Despite the measures taken to speed up the development process, Fauci said it's "impossible to predict" when a vaccine might be ready and approved for use by health care workers headed to West Africa.

The initial round of human trials will focus on the drug's safety. Ultimately, 20 patients will receive the drug at NIH's facilities in Maryland, where scientists will determine whether the drug is safe and whether it provokes the same "immune response" in humans that it does in chimpanzees. Test subjects won't be given Ebola, and they cannot become infected with the virus by taking the vaccine, Fauci said.

He said NIH will have the results from this study by the end of the year. The next steps will depend on those results as well as the state of the Ebola outbreak.

Initial human tests are also set to begin soon for at least three other potential vaccines.
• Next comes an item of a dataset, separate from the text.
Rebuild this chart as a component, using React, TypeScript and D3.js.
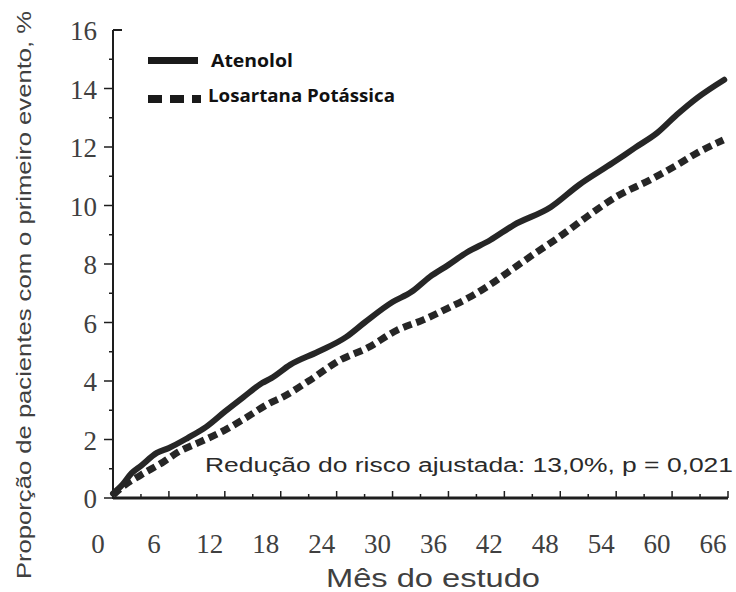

Developing a vaccine is different from developing a treatment for infected patients, Fauci stressed during a conference call with reporters. Experimental treatments have been provided to Ebola patients during the current outbreak even though they've never been tested in humans—because if you already have Ebola, you don't have much to lose from taking a drug that might not work.

But because vaccines are administered to healthy people, there's a higher bar to make sure they work, or at least aren't dangerous. "The worst thing you could do," Fauci said, is to release a vaccine that hasn't been tested for safety and ends up making healthy people sick or more susceptible to Ebola.

"You really can't predict what you might see," he said.

NIH developed the drug in collaboration with GlaxoSmithKline. Getting a large drug company involved helps ensure that the vaccine can be produced in large quantities, Fauci said. Some experimental treatments were developed by smaller firms that have run out of their products.